D'un combat plus actuel que jamais : à fronts multiples, mais se réduisant néanmoins tendanciellement à la lutte opposant, d'un côté, la Subversion cosmopolite de l'ordre existant et, de l'autre, la masse toujours plus énorme de nos ennemis, paradoxalement, quoique efficacement, coalisés...
***
« (...) Mais il faut en venir à l’essentiel, aux positions fondamentales qui donnent sens à toutes les prises de position de Sylvain Gouguenheim. L’idée principale, c’est que les Occidentaux sont directement en contact avec les Grecs parce qu’il y a entre eux une continuité intellectuelle et spirituelle, que les Arabes n’ont pas eue avec ces mêmes Grecs. Une version édulcorée de cette thèse est que les Arabes, comme les Occidentaux, ont «filtré» la culture grecque, mais que les Arabes l’ont fait avec « un tamis plus étroit que celui que le christianisme lui imposa » (p. 181). La faute en est à deux facteurs d’importance inégale. Il y a d’abord l’Islam qui, parce qu’il est «expansionniste et centripète», mais aussi parce qu’il est dogmatique (alors que «l’esprit européen est ainsi fait qu’il adopte mais remet en cause aussitôt, sans doute en raison d’une longue habitude de l’exercice de la critique, lié à l’essor de la logique dès la fin du XIe siècle » - sic !, p. 199) et qu’il est ritualiste et ne connaît pas « l’adoration intérieure » (p. 194), ne peut être de plain-pied avec le monde lumineux des Grecs. À l’Ouest, en revanche, « au-delà des profonds changements, religieux, politiques, techniques, à l’œuvre au cours de siècles, un fil directeur part des cités grecques et unit les Européens à travers les âges» (p. 198). Pourquoi donc les Européens sont-ils élus et les Arabes, surtout les Arabes musulmans, réprouvés ? En fait, Renan l’avait déjà dit, repris par des heideggeriens comme Ruprecht Paqué , et l’on tient là le second facteur, fondamental, de la différence entre Européens et Arabes, mais aussi entre chrétiens et musulmans : c’est parce que les langues indo-européennes sont un vecteur naturel de pensée abstraite, alors que les langues sémitiques sont irrémédiablement embourbées dans le particulier et l’utilitaire. C’est là la pierre angulaire de la démonstration de Gouguenheim : « pour une civilisation, hériter de l’univers culturel et scientifique d’une autre civilisation suppose une communauté de langue, ou un immense effort de traduction. Or il ne suffit pas de traduire pour s’approprier une pensée étrangère : il faut encore que la traduction permette la transposition non seulement du sens des mots, mais des structures de la pensée » (p. 136). Comme si l’activité scientifique d’un peuple, qui se fait, en effet, à partir des progrès réalisés par d’autres, se réduisait à un héritage et une conservation.

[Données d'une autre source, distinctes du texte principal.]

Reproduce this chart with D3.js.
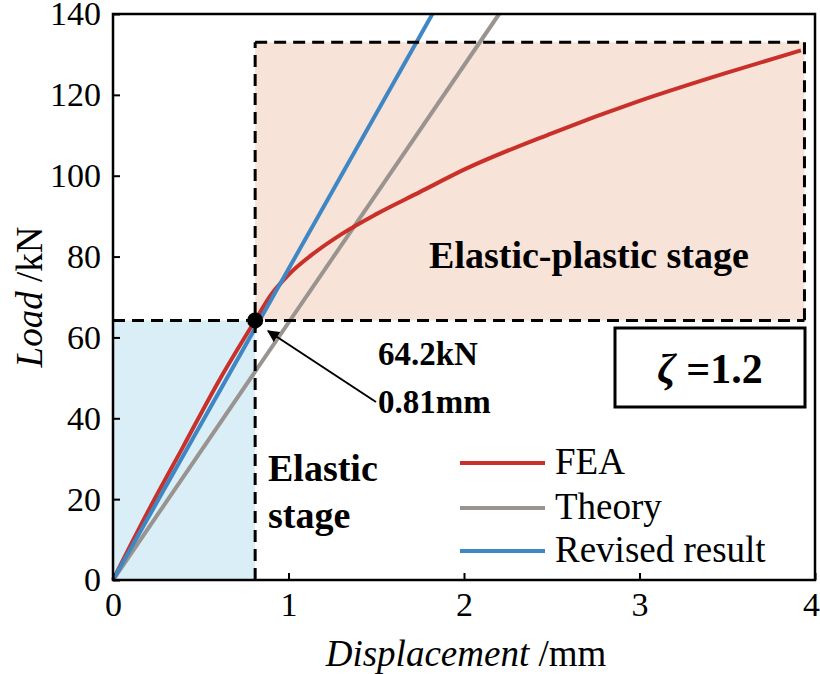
<!DOCTYPE html>
<html><head><meta charset="utf-8">
<script src="https://cdn.jsdelivr.net/npm/d3@7"></script>
<style>
body{margin:0;background:#fff}
svg text{font-family:"Liberation Serif","Times New Roman",serif !important;fill:#000}
</style></head><body>
<script>
// data
var feaX = [0, 0.2, 0.4, 0.6, 0.81, 0.9, 1.0, 1.15, 1.3, 1.5, 1.75, 2.0, 2.5, 3.0, 3.5, 3.92];
var feaY = [0, 17, 33, 49, 64.2, 70.5, 75.5, 81, 85.5, 90.5, 96, 101.5, 110.5, 118.5, 125.5, 131];
var theoryX = [0, 2.2];
var theoryY = [0, 140];
var revisedX = [0, 1.82];
var revisedY = [0, 140];
var xTicks = [0, 1, 2, 3, 4];
var yTicks = [0, 20, 40, 60, 80, 100, 120, 140];
var yieldPt = [0.81, 64.2];
var plasticTop = 133, plasticRight = 3.94;

var W = 820, H = 674;
var svg = d3.select("body").append("svg").attr("width", W).attr("height", H);
var x = d3.scaleLinear().domain([0, 4]).range([113, 815]);
var y = d3.scaleLinear().domain([0, 140]).range([580, 14]);

// shaded stage regions
svg.append("rect").attr("x", x(0)).attr("y", y(yieldPt[1]))
    .attr("width", x(yieldPt[0]) - x(0)).attr("height", y(0) - y(yieldPt[1]))
    .attr("fill", "#d9eef6");
svg.append("rect").attr("x", x(yieldPt[0])).attr("y", y(plasticTop))
    .attr("width", x(plasticRight) - x(yieldPt[0])).attr("height", y(yieldPt[1]) - y(plasticTop))
    .attr("fill", "#f8e3d8");

var line = d3.line().x(function(d){ return x(d[0]); }).y(function(d){ return y(d[1]); });
var zip = function(a, b){ return a.map(function(v, i){ return [v, b[i]]; }); };
var curve = d3.line().curve(d3.curveMonotoneX).x(function(d){ return x(d[0]); }).y(function(d){ return y(d[1]); });

var g = svg.append("g");
g.append("path").attr("d", line(zip(theoryX, theoryY))).attr("stroke", "#9a9490").attr("stroke-width", 4).attr("fill", "none");
g.append("path").attr("d", curve(zip(feaX, feaY))).attr("stroke", "#c9302a").attr("stroke-width", 4).attr("fill", "none");
g.append("path").attr("d", line(zip(revisedX, revisedY))).attr("stroke", "#3f87c4").attr("stroke-width", 4).attr("fill", "none");

svg.append("rect").attr("x", 0).attr("y", 0).attr("width", W).attr("height", 12).attr("fill", "#fff");

// dashed boundaries
var dash = function(x1, y1, x2, y2){
    svg.append("line").attr("x1", x(x1)).attr("y1", y(y1)).attr("x2", x(x2)).attr("y2", y(y2))
        .attr("stroke", "#000").attr("stroke-width", 3).attr("stroke-dasharray", "12,7");
};
dash(0, yieldPt[1], plasticRight, yieldPt[1]);
dash(yieldPt[0], 0, yieldPt[0], plasticTop);
dash(yieldPt[0], plasticTop, plasticRight, plasticTop);
dash(plasticRight, plasticTop, plasticRight, yieldPt[1]);

// frame + axes
svg.append("rect").attr("x", 113).attr("y", 14).attr("width", 702).attr("height", 566)
    .attr("fill", "none").attr("stroke", "#000").attr("stroke-width", 2.5);
var xa = svg.append("g").attr("transform", "translate(0,580)")
    .call(d3.axisBottom(x).tickValues(xTicks).tickSize(-7).tickPadding(12).tickFormat(d3.format("d")));
var ya = svg.append("g").attr("transform", "translate(113,0)")
    .call(d3.axisLeft(y).tickValues(yTicks).tickSize(-7).tickPadding(12));
[xa, ya].forEach(function(a){
    a.attr("font-family", null);
    a.select(".domain").remove();
    a.selectAll("line").attr("stroke", "#000").attr("stroke-width", 2);
    a.selectAll("text").attr("font-size", 34);
});
xa.selectAll(".tick").filter(function(d){ return d === 4; }).select("text").attr("dx", -4);

// yield point + annotation
svg.append("circle").attr("cx", x(yieldPt[0])).attr("cy", y(yieldPt[1])).attr("r", 8).attr("fill", "#000");
svg.append("defs").append("marker").attr("id", "ah").attr("viewBox", "0 0 10 10").attr("refX", 9).attr("refY", 5)
    .attr("markerWidth", 6).attr("markerHeight", 6).attr("orient", "auto")
    .append("path").attr("d", "M0,0L10,5L0,10z").attr("fill", "#000");
svg.append("line").attr("x1", 376).attr("y1", 402).attr("x2", 268).attr("y2", 331)
    .attr("stroke", "#000").attr("stroke-width", 2).attr("marker-end", "url(#ah)");
svg.append("text").attr("x", 378).attr("y", 365).attr("font-size", 33).attr("font-weight", "bold").text("64.2kN");
svg.append("text").attr("x", 378).attr("y", 413).attr("font-size", 33).attr("font-weight", "bold").text("0.81mm");

svg.append("text").attr("x", 589).attr("y", 268).attr("text-anchor", "middle").attr("font-size", 38).attr("font-weight", "bold").text("Elastic-plastic stage");
svg.append("text").attr("x", 268).attr("y", 481).attr("font-size", 38).attr("font-weight", "bold").text("Elastic");
svg.append("text").attr("x", 268).attr("y", 528).attr("font-size", 38).attr("font-weight", "bold").text("stage");

// zeta box
svg.append("rect").attr("x", 615).attr("y", 328).attr("width", 190).attr("height", 79)
    .attr("fill", "#fff").attr("stroke", "#000").attr("stroke-width", 3);
var zt = svg.append("text").attr("x", 710).attr("y", 383).attr("text-anchor", "middle").attr("font-size", 42).attr("font-weight", "bold");
zt.append("tspan").attr("font-style", "italic").text("ζ");
zt.append("tspan").text(" =1.2");

// legend
var legNames = ["FEA", "Theory", "Revised result"];
var legColors = ["#c9302a", "#9a9490", "#3f87c4"];
var legY = [463, 508, 551];
legNames.forEach(function(n, i){
    svg.append("line").attr("x1", 460).attr("x2", 545).attr("y1", legY[i]).attr("y2", legY[i])
        .attr("stroke", legColors[i]).attr("stroke-width", 4);
    svg.append("text").attr("x", 555).attr("y", legY[i] + 11).attr("font-size", 37).text(n);
});

// axis titles
var xt = svg.append("text").attr("x", 466).attr("y", 666).attr("text-anchor", "middle").attr("font-size", 37);
xt.append("tspan").attr("font-style", "italic").text("Displacement");
xt.append("tspan").text(" /mm");
var yt = svg.append("text").attr("transform", "translate(42,297) rotate(-90)").attr("text-anchor", "middle").attr("font-size", 37);
yt.append("tspan").attr("font-style", "italic").text("Load");
yt.append("tspan").text(" /kN");
</script>
</body></html>
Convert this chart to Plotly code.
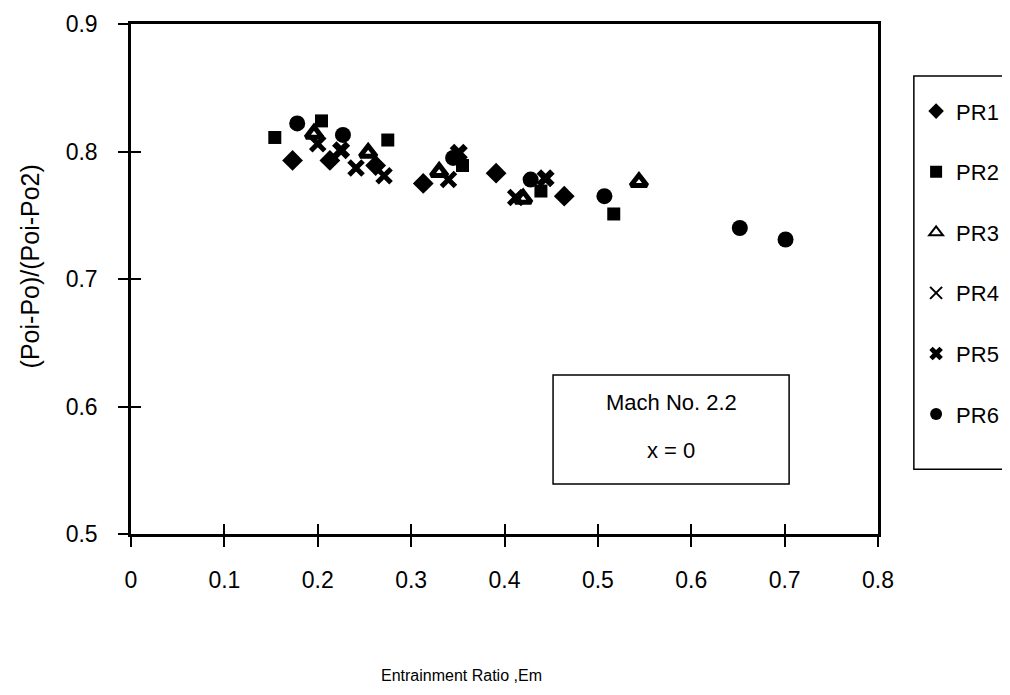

Dès lors, les Arabes, et surtout les Arabes musulmans qui sont doublement handicapés, sont par nature incapables de recevoir l’héritage grec. Comment, dans ces conditions, pourrait-on penser qu’ils aient pu le transmettre à l’Europe occidentale ? «L’Europe – et l’Europe seule – a créé la science moderne» (p. 23). Et, selon Gouguenheim, le christianisme n’y a pas été pour rien, y compris par «la pratique de la confession, qui favorisa l’introspection [...] et donc les progrès psychologiques et cognitifs dans les domaines du rapport à soi et aux autres» (p. 198) (!). Il n’y a donc de science arabe qu’embryonnaire, enfoncée dans l’intérêt immédiat et irrémédiablement soumise aux exigences de la religion. Il faut donc reconnaître que ces malheureux Arabes sont bien un peu responsables de leur malheur. Ils étaient déjà affublés d’une langue misérable, et voilà qu’ils vont en plus se jeter dans les bras d’une religion obscurantiste, ritualiste et infantile, alors qu’ils en avaient, non pas à leur porte, mais chez eux, une autre qui était critique, éclairée, non dogmatique, directement entée sur le logos grec dont elle est l’héritière directe, respectant d’elle-même la sphère laïque et qui n’a cessé, durant des siècles, d’ouvrir l’esprit des millions de ses fidèles. Même du temps de la colonisation triomphante, le R. P. Placide Tempels, quand il écrivit ce livre historiquement fondamental qu’est la Philosophie bantoue, n’allait pas jusque-là. Il s’opposait même, dans le langage certes paternaliste et ethnocentrique de son époque, à cette idée proprement folle d’une impossibilité définitive de certains humains à dire la pleine rationalité. Finalement je préfère la franchise du bon vieux Renan quand il écrit que « sous le rapport de la vie civile et politique, la race des Sémites se distingue par le même [que dans le domaine littéraire] caractère de simplicité » (Histoire générale et système comparé des langues sémitiques, p. 13).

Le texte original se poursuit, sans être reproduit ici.